The algorithm behind sparse_hash_map seemed to suit my needs perfectly: smooth allocation, compact footprint, and still plenty fast despite being the slowest of the group. I dug in a little further to get a feel for the throughput profile and ended up modifying the benchmark to report the amount of time between every million inserts up to 1.5 billion. I ran 4 warmup runs and 16 observation runs. This gave a familiar view, but with a twist. The throughput costs of the different allocation strategies were exposed:

(Note: Both plots share the bottom plot’s legend.)

The top plot shows the number of inserts per second, measured over 1-million-record intervals. Overall, the results are as expected: the sparse_hash_map and dense_hash_map sandwiching the other three, which may as well have been the same library. (They practically are: the versions of Boost, Qt, and GCC that I used are all prime-sized, chained hash tables.) The throughputs are pretty stable overall: dense_hash_map at around 4.5M inserts/sec, the unordered_maps and QHash at about 3M, and sparse_hash_map at about 1M.

The bottom plot shows the slowest million-record intervals, plotting the number of seconds needed to insert 1 million records. These correspond to the dips in throughput of the top plot. I can only assume these are the observations that spanned a resizing of the table. sparse_hash_map was the worst offender, taking more than three minutes to resize and rehash the table in the worst case, while dense_hash_map had the best worst-case at 43 seconds. The other three predictably fell somewhere in between. (See the five rightmost points on the bottom plot.)

A brief aside: it’s curious that GCC’s std::unordered_map performed roughly 20% faster after its final reallocation (near the 700M record mark) than both Boost’s unordered_map and Qt’s QHash. I’ll have to dig in later to figure out what’s actually happening there, but I suspect it has to do with the simple fact that it reallocates to a much larger memory footprint than the other two, leaving it with a much lower load factor through that section of the test.

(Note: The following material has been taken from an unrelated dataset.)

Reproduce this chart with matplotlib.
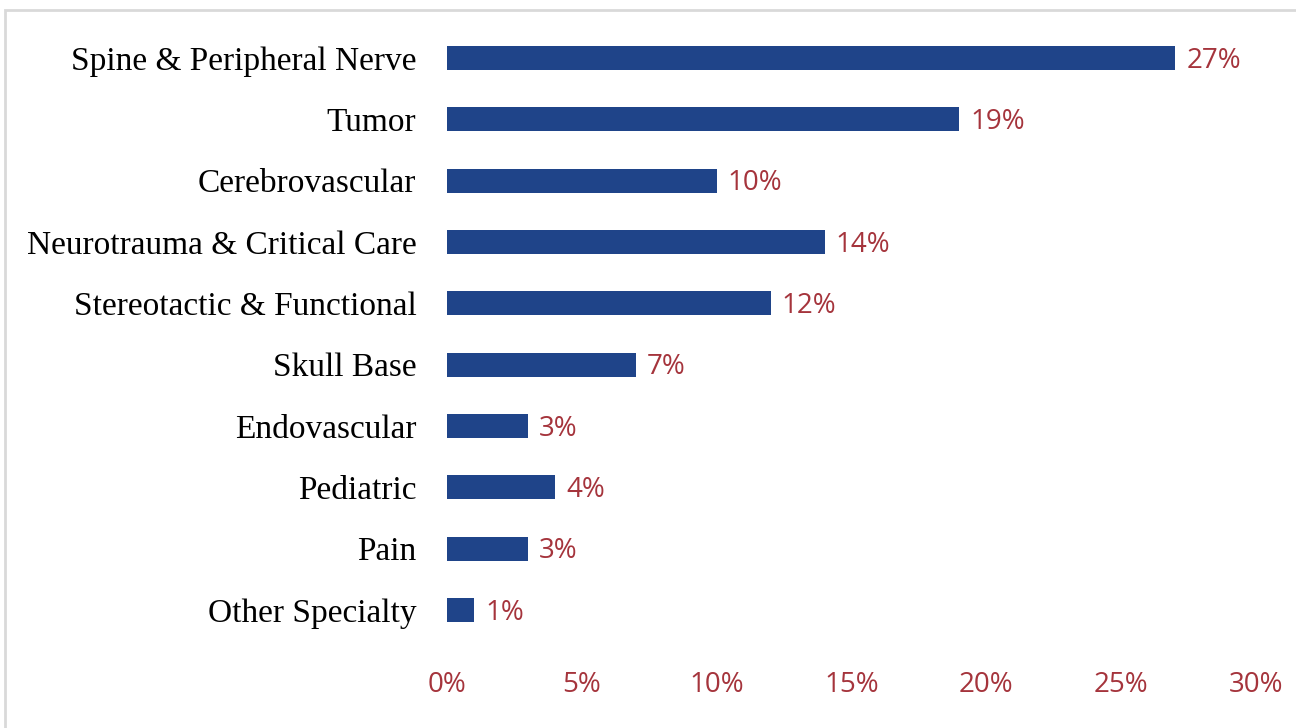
import matplotlib.pyplot as plt
from matplotlib.patches import Rectangle

categories = ["Spine & Peripheral Nerve", "Tumor", "Cerebrovascular",
              "Neurotrauma & Critical Care", "Stereotactic & Functional",
              "Skull Base", "Endovascular", "Pediatric", "Pain", "Other Specialty"]
values = [27, 19, 10, 14, 12, 7, 3, 4, 3, 1]
ticks = [0, 5, 10, 15, 20, 25, 30]

bar_color = "#1F4489"
red = "#A5343C"

fig = plt.figure(figsize=(12.96, 7.28), dpi=100)
ax = fig.add_axes([0.3449, 0.120, 0.9691 - 0.3449, 0.9624 - 0.120])

# light grey frame of the chart area
fig.patches.append(Rectangle((5 / 1296, -0.05), 1.2, 1 - 10 / 728 + 0.05,
                             transform=fig.transFigure, fill=False,
                             edgecolor="#D9D9D9", linewidth=2))

y = list(range(len(categories)))
ax.barh(y, values, height=0.39, color=bar_color)
for yi, v in zip(y, values):
    ax.annotate(f"{v}%", (v, yi), xytext=(8, -2), textcoords="offset points",
                va="center", ha="left", color=red, fontsize=20, family="Open Sans")

ax.set_xlim(0, 30)
ax.set_ylim(len(categories) - 0.5, -0.5)
ax.set_yticks(y)
ax.set_yticklabels(categories, family="Liberation Serif", fontsize=24)
ax.set_xticks(ticks)
ax.set_xticklabels([f"{t}%" for t in ticks], family="Open Sans", fontsize=20, color=red)
ax.tick_params(axis="both", length=0)
ax.tick_params(axis="y", pad=22)
ax.tick_params(axis="x", pad=22)
for s in ax.spines.values():
    s.set_visible(False)

fig.savefig("out.png", dpi=100)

In any case, the valuable lesson for me was that unless you properly allocate the initial table size, you will be forced to suffer catastrophically slow resizes, even in C/C++. But what recourse do you have if your table crosses the rehash point between pruning? This also raises important questions about most open-addressing schemes’ need to periodically rehash to clear tombstone entries. Is it even possible to initially allocate a table under these schemes that will be able to balance insertions and deletions without either being incredibly wasteful or forcing a rehash? I suppose it depends deeply on your workload. There are some promising proposals such as hopscotch hashing that are meant to accomodate very high load factors, but it remains to be seen if the algorithm is resilient to long periods of constant use and my particular workload. Another issue I foresee with open addressing is the concurrence of a pathological probing sequence with a hot key (my workload is append-heavy and highly variable from key to key). When combined, you could see meaningful but hard-to-diagnose dips in throughput, which is a worst-nightmare of sorts. The extra pointers needed for a chained hash table are looking more and more palatable if it provides better worst-case scenarios.

All this means that I’ll have to spend a great deal of time analyzing our traffic to solve for the correct size such that the deletions and insertions tally up correctly. I’ll also have to take into account maintaining an acceptable load factor if I use open addressing so that “standard” operational throughput doesn’t suffer either. This has wide-ranging implications for the garbage-collection/trimming algorithm I choose as well as the backing storage, but I’ll get into that in the next few posts.